Hyperparameters

Definition and Core Objective

Hyperparameters are configuration settings that control the learning process but are not optimized directly from training data—instead, they must be set before training begins. Unlike model parameters (weights and biases in neural networks) which algorithms adjust to minimize loss, hyperparameters remain fixed throughout training and fundamentally shape how algorithms operate. Hyperparameter choices dramatically influence whether models succeed or fail, affecting training efficiency, final model performance, generalization ability, and convergence properties.

Common Hyperparameters

Hyperparameter types vary across algorithms but include:

Optimization Hyperparameters: Learning rate controls step size in gradient-based optimization—too high causes divergence, too low causes slow convergence. Batch size determines how many training examples are processed before updating parameters; larger batches are more stable but computationally expensive. Number of epochs specifies how many complete passes through the training data to perform.

Model Architecture Hyperparameters: For neural networks, number of layers, layer width(neurons per layer), and activation functions determine network capacity and expressiveness. Kernel functions in support vector machines and tree depth in decision trees control model complexity.

Regularization Hyperparameters: Regularization strength (L1/L2 penalty weights) controls the tradeoff between fitting training data and maintaining model simplicity. Dropout rate in neural networks controls the fraction of neurons randomly deactivated during training.

Data Hyperparameters: Train-test split ratio, cross-validation fold count, and data augmentation intensity control data partitioning and preprocessing.

Hyperparameter Optimization Approaches

Grid Search: Exhaustively evaluates all combinations of hyperparameter values from predefined sets. While straightforward, grid search becomes computationally prohibitive as the number of hyperparameters or value options increases (curse of dimensionality).

Random Search: Samples random combinations of hyperparameter values, often outperforming grid search because some hyperparameters matter more than others. Random search efficiently allocates budget toward the most important hyperparameters.

Bayesian Optimization: Uses a probabilistic surrogate model (typically Gaussian Process regression) to model the relationship between hyperparameter configurations and performance. An acquisition function (such as Expected Improvement) balances exploration (trying new regions) against exploitation (focusing on promising regions discovered so far). Bayesian optimization efficiently finds good hyperparameters with fewer evaluations than grid or random search, particularly valuable when model training is expensive.

Hyperband: Combines successive halving with random search, iteratively evaluating many configurations with small resource budgets, eliminating poorly performing configurations quickly, and concentrating resources on promising ones. Hyperband achieves superior performance per unit of computational cost compared to Bayesian optimization and traditional methods.

Advanced Techniques

Multi-Fidelity Optimization: Leverages cheaper approximations (smaller datasets, fewer iterations) alongside expensive full evaluations to guide search efficiently.

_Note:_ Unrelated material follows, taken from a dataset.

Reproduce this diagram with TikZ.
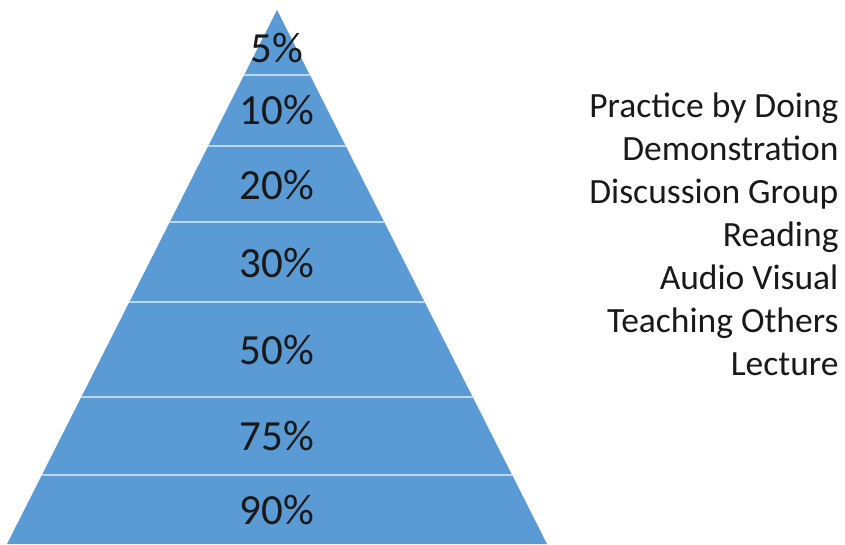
\documentclass[tikz,border=0pt]{standalone}
\usepackage{fontspec}
\setmainfont{Carlito}
\usepackage{xcolor}
\usepackage{tikz}
\usetikzlibrary{positioning, calc}

\definecolor{pyrblue}{HTML}{5B9BD5}
\definecolor{pyrline}{HTML}{BDD7EE}

\begin{document}
\begin{tikzpicture}[
    x=1pt, y=-1pt,
    pct/.style={anchor=base, font=\fontsize{43}{50}\selectfont, text=black!90},
    method/.style={anchor=base east, font=\fontsize{35.5}{42}\selectfont, text=black!90},
    band/.style={draw=pyrline, line width=1.6pt}
]
\useasboundingbox (0,0) rectangle (845,544);

% pyramid body
\coordinate (apex) at (277,10);
\coordinate (bl) at (7,544);
\coordinate (br) at (547,544);
\fill[pyrblue] (apex) -- (br) -- (bl) -- cycle;

% separators between the levels
\begin{scope}
\clip (apex) -- (br) -- (bl) -- cycle;
\foreach \y in {75,146,222,302,397,475}
    \draw[band] (0,\y) -- (845,\y);
\end{scope}

% retention rates
\node[pct] (p5) at (277,62) {5\%};
\node[pct] (p10) at (277,124) {10\%};
\node[pct] (p20) at (277,199) {20\%};
\node[pct] (p30) at (277,277) {30\%};
\node[pct] (p50) at (277,364) {50\%};
\node[pct] (p75) at (277,450) {75\%};
\node[pct] (p90) at (277,524) {90\%};

% learning methods
\node[method] (m1) at (842,117) {Practice by Doing};
\node[method] (m2) at (842,160) {Demonstration};
\node[method] (m3) at (842,203) {Discussion Group};
\node[method] (m4) at (842,246) {Reading};
\node[method] (m5) at (842,289) {Audio Visual};
\node[method] (m6) at (842,332) {Teaching Others};
\node[method] (m7) at (842,375) {Lecture};
\end{tikzpicture}
\end{document}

Parallel Evaluation: Modern methods enable evaluating multiple hyperparameter configurations simultaneously, essential for large-scale hyperparameter optimization.

Automated Machine Learning (AutoML): Systems like Amazon SageMaker Automatic Model Tuning automate hyperparameter selection completely, discovering dataset-specific defaults more quickly than manual tuning.

Meta-Learning: Learning good hyperparameter settings from prior tasks enables faster configuration for new datasets, particularly valuable in settings with many similar problems.

Challenges and Considerations

Computational Cost: Hyperparameter optimization requires evaluating many configurations, each involving training a complete model—computationally expensive for large-scale datasets or complex architectures.

High-Dimensional Search Spaces: As algorithm complexity increases, the number of hyperparameters grows, making exhaustive search infeasible.

Dataset Dependence: Optimal hyperparameter values vary significantly across datasets; settings performing excellently on one dataset may fail on another.

Preprocessing Hyperparameters Often Overlooked: While attention focuses on algorithm hyperparameters, preprocessing hyperparameters (feature scaling, normalization, missing value imputation) profoundly impact performance but remain frequently untuned.

Documentation and Reproducibility: Proper hyperparameter documentation is essential but often neglected, undermining model reproducibility and robustness checks.